* **What you need to do**
Starting with the first line of the data below, copy each line up to and including the one containing "1.32, 1.18, 1.28]". Pictures stay out.

● ● ●

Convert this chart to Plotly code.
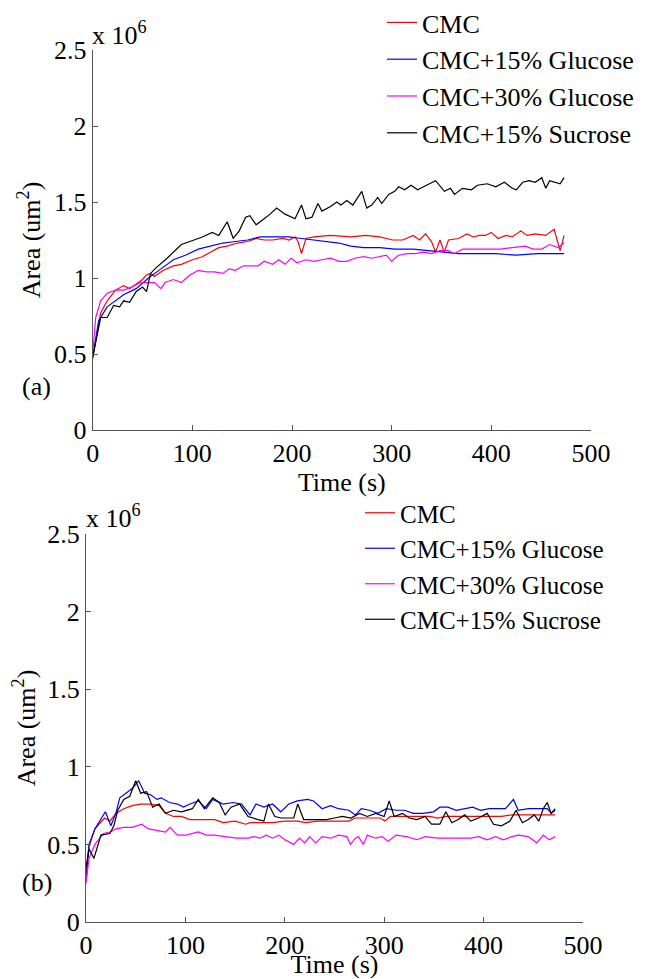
import plotly.graph_objects as go

# ---------------- data (area in units of 10^6 um^2) ----------------
series_names = ["CMC", "CMC+15% Glucose", "CMC+30% Glucose", "CMC+15% Sucrose"]
series_colors = ["#FF0000", "#0000FF", "#FF00FF", "#000000"]

# panel (a)
a_cmc_t = [0, 4, 8, 14.5, 23, 31, 37, 43.6, 50, 54, 58, 62, 70.5, 81, 89, 100, 110, 118, 126.5, 135, 145, 155.6,
           164, 172, 180.5, 191, 197, 203, 206, 209.5, 214, 222, 238.6, 259, 274, 288, 301, 311, 321.6, 328, 334,
           340, 344, 348.5, 352.7, 357, 367, 375.5, 382, 388, 394, 400, 406.6, 415, 421, 429.5, 435.7, 444, 454.6,
           463, 469, 473]
a_cmc_v = [0.47, 0.63, 0.77, 0.85, 0.92, 0.95, 0.93, 0.96, 0.99, 1.02, 1.03, 1.01, 1.05, 1.08, 1.09, 1.12, 1.14,
           1.17, 1.20, 1.21, 1.23, 1.24, 1.26, 1.25, 1.25, 1.26, 1.25, 1.27, 1.24, 1.16, 1.26, 1.27, 1.28, 1.27,
           1.28, 1.27, 1.25, 1.25, 1.28, 1.25, 1.29, 1.24, 1.17, 1.25, 1.17, 1.25, 1.26, 1.29, 1.27, 1.28, 1.28,
           1.30, 1.26, 1.28, 1.27, 1.31, 1.28, 1.29, 1.28, 1.32, 1.18, 1.28]

a_g15_t = [0, 6, 14.5, 23, 31, 43.6, 56, 68.5, 81, 93, 106, 118, 130.7, 143, 155.6, 168, 180.5, 197, 209.5, 222,
           234.5, 247, 259, 272, 288, 303, 321.6, 338, 355.6, 367, 384, 404.5, 425, 446, 473]
a_g15_v = [0.48, 0.72, 0.81, 0.85, 0.89, 0.93, 1.00, 1.06, 1.12, 1.15, 1.19, 1.21, 1.23, 1.24, 1.25, 1.27, 1.27,
           1.27, 1.26, 1.25, 1.24, 1.23, 1.21, 1.20, 1.20, 1.19, 1.19, 1.18, 1.17, 1.16, 1.16, 1.16, 1.15, 1.16,
           1.16]

a_g30_t = [0, 3, 8, 14.5, 23, 31, 39, 47.7, 56, 62, 68.5, 72.6, 81, 89, 97.5, 106, 114, 122, 130.7, 137, 143,
           151.5, 160, 166, 172, 180.5, 186.7, 193, 199, 205, 214, 222, 230, 238.6, 247, 255, 263, 272, 280, 288,
           294.6, 300, 307, 315.6, 323.6, 332, 340, 348.5, 357, 363, 371, 384, 396, 409, 421, 434, 442, 450.6,
           458.5, 467, 473]
a_g30_v = [0.50, 0.74, 0.85, 0.90, 0.92, 0.92, 0.94, 0.97, 0.97, 0.97, 0.93, 0.97, 0.99, 0.97, 1.02, 1.05, 1.04,
           1.04, 1.03, 1.06, 1.05, 1.08, 1.08, 1.08, 1.11, 1.09, 1.12, 1.09, 1.13, 1.10, 1.12, 1.11, 1.12, 1.13,
           1.11, 1.11, 1.13, 1.14, 1.13, 1.14, 1.15, 1.11, 1.15, 1.16, 1.16, 1.17, 1.16, 1.18, 1.18, 1.16, 1.19,
           1.19, 1.19, 1.19, 1.20, 1.21, 1.19, 1.19, 1.22, 1.20, 1.23]

a_s15_t = [0, 8, 14.5, 21, 27, 31, 37, 43.5, 50, 54, 58, 64, 73, 81, 89, 97.5, 110, 120, 126.5, 135, 141, 147,
           153.5, 157.7, 164, 172, 178, 184.6, 193, 203, 209.5, 214, 220, 226, 230, 238.6, 245, 249, 255, 261,
           270, 275, 280, 286, 290, 297, 303, 307, 313, 319.5, 326, 332, 344, 353, 359, 363, 371, 380, 386, 396,
           404.5, 413, 421, 425, 431.5, 438, 444, 450.6, 454.6, 458.5, 465, 469, 473]
a_s15_v = [0.48, 0.74, 0.74, 0.82, 0.81, 0.85, 0.84, 0.91, 0.94, 0.91, 1.03, 1.07, 1.12, 1.17, 1.22, 1.24, 1.27,
           1.30, 1.28, 1.37, 1.26, 1.31, 1.40, 1.41, 1.35, 1.39, 1.42, 1.46, 1.42, 1.39, 1.48, 1.39, 1.40, 1.49,
           1.44, 1.47, 1.50, 1.48, 1.51, 1.48, 1.57, 1.46, 1.48, 1.53, 1.49, 1.55, 1.57, 1.60, 1.58, 1.61, 1.58,
           1.60, 1.64, 1.57, 1.59, 1.55, 1.59, 1.58, 1.61, 1.62, 1.60, 1.63, 1.59, 1.58, 1.63, 1.64, 1.63, 1.66,
           1.59, 1.64, 1.63, 1.62, 1.66]

# panel (b)
b_cmc_t = [0, 3, 9, 18.7, 24, 30, 38, 46.5, 55, 65, 73.5, 80, 88, 96, 104.6, 113, 123, 129.6, 138, 150, 160.7,
           165, 175, 187.7, 200, 212.6, 221, 233, 246, 254, 264.5, 271, 283, 295.7, 300.7, 306, 320.6, 333, 345.5,
           354, 362, 378.7, 395, 412, 418, 428.6, 445, 462, 472]
b_cmc_v = [0.30, 0.50, 0.60, 0.67, 0.65, 0.70, 0.73, 0.75, 0.76, 0.76, 0.75, 0.70, 0.68, 0.68, 0.66, 0.66, 0.66,
           0.66, 0.64, 0.65, 0.63, 0.64, 0.64, 0.64, 0.65, 0.65, 0.64, 0.65, 0.65, 0.65, 0.65, 0.67, 0.67, 0.67,
           0.65, 0.68, 0.68, 0.68, 0.68, 0.67, 0.68, 0.68, 0.68, 0.68, 0.68, 0.69, 0.69, 0.69, 0.69]

b_g15_t = [0, 3, 9, 19.5, 25, 30, 34, 42, 46.5, 53, 59, 65, 71.4, 75.6, 84, 92, 98, 104.6, 113, 121, 127.5, 138,
           148, 156.5, 165, 171, 179, 187.7, 196, 204, 212.6, 223, 229, 237.5, 246, 254, 264.5, 271, 277, 285,
           293.6, 302, 312, 320.6, 329, 339, 349.6, 356, 364, 372.5, 381, 389, 397, 405.7, 414, 422, 430, 434.8,
           445, 455.6, 464, 468, 472]
b_g15_v = [0.26, 0.49, 0.60, 0.71, 0.62, 0.70, 0.80, 0.84, 0.86, 0.91, 0.83, 0.82, 0.79, 0.80, 0.77, 0.76, 0.74,
           0.76, 0.78, 0.73, 0.79, 0.76, 0.77, 0.76, 0.69, 0.76, 0.74, 0.76, 0.71, 0.76, 0.78, 0.79, 0.78, 0.73,
           0.75, 0.73, 0.72, 0.69, 0.73, 0.72, 0.70, 0.73, 0.72, 0.72, 0.70, 0.70, 0.71, 0.74, 0.74, 0.72, 0.73,
           0.74, 0.72, 0.73, 0.73, 0.73, 0.79, 0.72, 0.73, 0.73, 0.73, 0.70, 0.73]

b_g30_t = [0, 3, 9, 17.4, 24, 30, 38, 46.5, 56, 63, 71.4, 80, 84.7, 92, 100.5, 113, 121, 129.6, 140, 152, 163,
           169, 175, 181.5, 187.7, 194, 200, 209, 214.7, 220, 225, 231, 237.5, 246, 254, 262.5, 266, 271, 274,
           279, 283, 291.5, 297.7, 304, 312, 322.7, 333, 341, 354, 366, 374.6, 387, 395, 403.6, 412, 420, 428.6,
           434.8, 445, 453.5, 460, 466, 472]
b_g30_v = [0.25, 0.41, 0.50, 0.57, 0.58, 0.60, 0.61, 0.61, 0.63, 0.60, 0.59, 0.58, 0.61, 0.56, 0.56, 0.58, 0.56,
           0.56, 0.55, 0.54, 0.54, 0.55, 0.54, 0.56, 0.54, 0.56, 0.53, 0.50, 0.54, 0.51, 0.55, 0.51, 0.55, 0.54,
           0.56, 0.55, 0.50, 0.54, 0.55, 0.50, 0.56, 0.54, 0.55, 0.52, 0.56, 0.55, 0.53, 0.55, 0.54, 0.54, 0.54,
           0.54, 0.55, 0.53, 0.55, 0.53, 0.55, 0.56, 0.55, 0.51, 0.56, 0.53, 0.55]

b_s15_t = [0, 3, 8, 15, 24, 28, 32, 38, 44, 50, 55, 61, 67, 73.5, 80, 88, 96, 107, 113, 119, 127.5, 134, 140,
           146, 154.5, 163, 173, 179, 183.5, 190, 196, 204, 209, 213, 219, 229, 242, 250, 258, 266.6, 275, 283,
           291.5, 300, 305, 310, 318.5, 325, 333, 341, 347.6, 356, 362, 368, 374.5, 381, 387, 395, 403.6, 410,
           418, 426.5, 432.7, 439, 445, 451, 455.6, 460, 464, 468, 472]
b_s15_v = [0.35, 0.47, 0.41, 0.56, 0.57, 0.62, 0.72, 0.79, 0.81, 0.91, 0.83, 0.84, 0.74, 0.76, 0.70, 0.72, 0.71,
           0.73, 0.79, 0.73, 0.80, 0.77, 0.69, 0.74, 0.76, 0.68, 0.66, 0.65, 0.76, 0.68, 0.67, 0.67, 0.67, 0.76,
           0.66, 0.66, 0.66, 0.67, 0.68, 0.67, 0.70, 0.68, 0.70, 0.68, 0.78, 0.68, 0.70, 0.67, 0.66, 0.68, 0.63,
           0.63, 0.71, 0.64, 0.66, 0.69, 0.65, 0.67, 0.70, 0.63, 0.62, 0.65, 0.72, 0.64, 0.66, 0.69, 0.65, 0.73,
           0.77, 0.70, 0.72]

x_tick_vals = [0, 100, 200, 300, 400, 500]
y_tick_vals = [0, 0.5, 1, 1.5, 2, 2.5]
y_tick_text = ["0", "0.5", "1", "1.5", "2", "2.5"]

panel_a = [(a_cmc_t, a_cmc_v), (a_g15_t, a_g15_v), (a_g30_t, a_g30_v), (a_s15_t, a_s15_v)]
panel_b = [(b_cmc_t, b_cmc_v), (b_g15_t, b_g15_v), (b_g30_t, b_g30_v), (b_s15_t, b_s15_v)]

# ---------------- figure ----------------
# the page body has an 8 px margin, so the figure is 8 px smaller and offset
OFF = 8
W, H = 648 - OFF, 979 - OFF
FONT = "Liberation Serif"
FS = 26


def px(x):
    return (x - OFF) / W


def py(y):
    return 1 - (y - OFF) / H


fig = go.Figure()

for i, (t, v) in enumerate(panel_a):
    fig.add_trace(go.Scatter(x=t, y=v, mode="lines", name=series_names[i],
                             line=dict(color=series_colors[i], width=1.2),
                             xaxis="x", yaxis="y", legend="legend"))
for i, (t, v) in enumerate(panel_b):
    fig.add_trace(go.Scatter(x=t, y=v, mode="lines", name=series_names[i],
                             line=dict(color=series_colors[i], width=1.2),
                             xaxis="x2", yaxis="y2", legend="legend2"))

axis_common = dict(showgrid=False, zeroline=False, showline=True, linecolor="#555555", linewidth=1,
                   ticks="inside", ticklen=5, tickcolor="#555555", mirror=False, automargin=False,
                   tickfont=dict(family=FONT, size=FS, color="black"))

fig.update_layout(
    width=W, height=H,
    margin=dict(l=0, r=0, t=0, b=0, autoexpand=False),
    paper_bgcolor="white", plot_bgcolor="white",
    font=dict(family=FONT, size=FS, color="black"),
    xaxis=dict(domain=[px(92.7), px(591)], anchor="y", range=[0, 500], tickvals=x_tick_vals,
               title=dict(text="Time (s)", standoff=0, font=dict(family=FONT, size=FS)), **axis_common),
    yaxis=dict(domain=[py(430), py(50)], anchor="x", range=[0, 2.5], tickvals=y_tick_vals,
               ticktext=y_tick_text,
               title=dict(text="Area (um<sup>2</sup>)", standoff=5, font=dict(family=FONT, size=FS)),
               **axis_common),
    xaxis2=dict(domain=[px(86), px(583)], anchor="y2", range=[0, 500], tickvals=x_tick_vals,
                title=dict(text="Time (s)", standoff=3, font=dict(family=FONT, size=FS)), **axis_common),
    yaxis2=dict(domain=[py(922), py(534)], anchor="x2", range=[0, 2.5], tickvals=y_tick_vals,
                ticktext=y_tick_text,
                title=dict(text="Area (um<sup>2</sup>)", standoff=5, font=dict(family=FONT, size=FS)),
                **axis_common),
    legend=dict(x=px(382), y=py(-1), xanchor="left", yanchor="top", bgcolor="rgba(0,0,0,0)",
                borderwidth=0, font=dict(family=FONT, size=FS), tracegroupgap=0),
    legend2=dict(x=px(360), y=py(490), xanchor="left", yanchor="top", bgcolor="rgba(0,0,0,0)",
                 borderwidth=0, font=dict(family=FONT, size=25), tracegroupgap=0),
    showlegend=True,
)

annotations = [
    dict(text="x 10<sup>6</sup>", x=px(90), y=py(33), xref="paper", yref="paper",
         xanchor="left", yanchor="middle", showarrow=False, font=dict(family=FONT, size=FS)),
    dict(text="(a)", x=px(20), y=py(386), xref="paper", yref="paper",
         xanchor="left", yanchor="middle", showarrow=False, font=dict(family=FONT, size=FS)),
    dict(text="x 10<sup>6</sup>", x=px(84), y=py(517), xref="paper", yref="paper",
         xanchor="left", yanchor="middle", showarrow=False, font=dict(family=FONT, size=FS)),
    dict(text="(b)", x=px(20), y=py(882), xref="paper", yref="paper",
         xanchor="left", yanchor="middle", showarrow=False, font=dict(family=FONT, size=FS)),
]
fig.update_layout(annotations=annotations)

fig.write_html("out.html")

● ● ●

* **Response to the task**
Convert this chart to Plotly code.
import plotly.graph_objects as go

# ---------------- data (area in units of 10^6 um^2) ----------------
series_names = ["CMC", "CMC+15% Glucose", "CMC+30% Glucose", "CMC+15% Sucrose"]
series_colors = ["#FF0000", "#0000FF", "#FF00FF", "#000000"]

# panel (a)
a_cmc_t = [0, 4, 8, 14.5, 23, 31, 37, 43.6, 50, 54, 58, 62, 70.5, 81, 89, 100, 110, 118, 126.5, 135, 145, 155.6,
           164, 172, 180.5, 191, 197, 203, 206, 209.5, 214, 222, 238.6, 259, 274, 288, 301, 311, 321.6, 328, 334,
           340, 344, 348.5, 352.7, 357, 367, 375.5, 382, 388, 394, 400, 406.6, 415, 421, 429.5, 435.7, 444, 454.6,
           463, 469, 473]
a_cmc_v = [0.47, 0.63, 0.77, 0.85, 0.92, 0.95, 0.93, 0.96, 0.99, 1.02, 1.03, 1.01, 1.05, 1.08, 1.09, 1.12, 1.14,
           1.17, 1.20, 1.21, 1.23, 1.24, 1.26, 1.25, 1.25, 1.26, 1.25, 1.27, 1.24, 1.16, 1.26, 1.27, 1.28, 1.27,
           1.28, 1.27, 1.25, 1.25, 1.28, 1.25, 1.29, 1.24, 1.17, 1.25, 1.17, 1.25, 1.26, 1.29, 1.27, 1.28, 1.28,
           1.30, 1.26, 1.28, 1.27, 1.31, 1.28, 1.29, 1.28, 1.32, 1.18, 1.28]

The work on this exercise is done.